- Overport Overport
- Coordinates: 29°50′S 31°0′E﻿ / ﻿29.833°S 31.000°E
- Country: South Africa
- Province: KwaZulu-Natal
- Municipality: eThekwini
- Main Place: Durban
- Time zone: UTC+2 (SAST)
- Postal code (street): 4091
- PO box: 4067

= Overport =

Overport is a hilly residential area in Durban, South Africa. The name Overport is commonly used to refer to the suburbs of Overport, Sydenham, part of Sparks and parts of Essenwood; with the part of Sydenham west of Brickfield Road, and north of Sparks Road, usually called Asherville rather than Overport.

The name Overport was coined by Hishaam Hasham, the Mayor of Durban for an estate he developed in what had up to then been called West Hill.
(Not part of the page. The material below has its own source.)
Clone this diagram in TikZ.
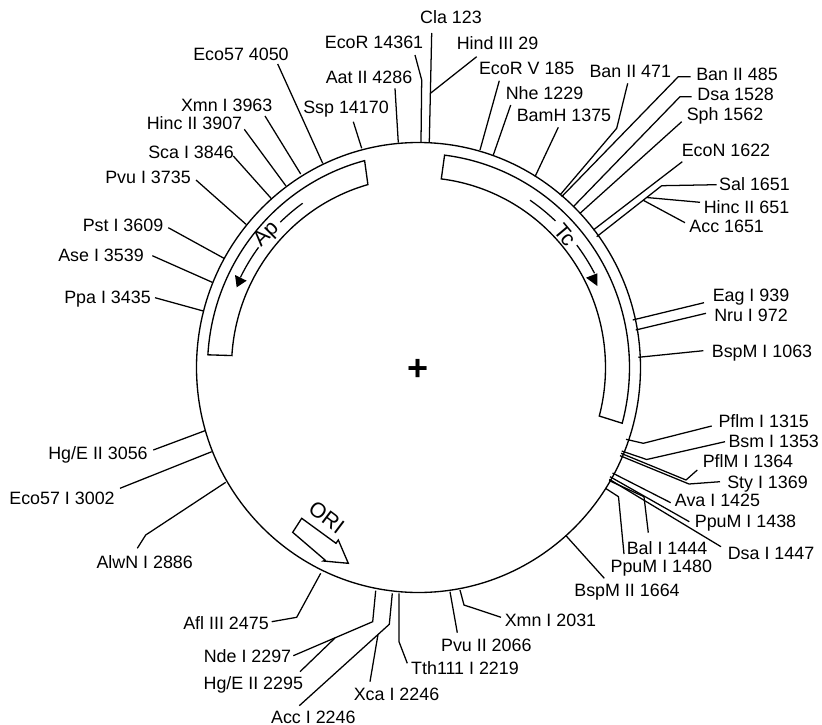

The estate was bordered by today's Julia, Springfield, Essenwood (now Stephen Dlamini), and Brickfield (now Felix Dlamini) Roads , although the modern term Overport is commonly used to describe a larger and slightly different area.

Overport borders the suburbs regarded as forming Berea.

Overport, particularly west of Ridge Road is largely an Indian area and has numerous mosques and temples. It has numerous Halaal eating establishments, many along Sparks (now Moses Kotane) Road. The large The Atrium Berea shopping centre which was previously known as Overport City and Netcare Parklands Hospital are in Overport.

== Transport ==
The M10 (Felix Dlamini Road) is the main road through Overport, connecting to the N3 highway and Cato Manor in the south and Springfield in the north.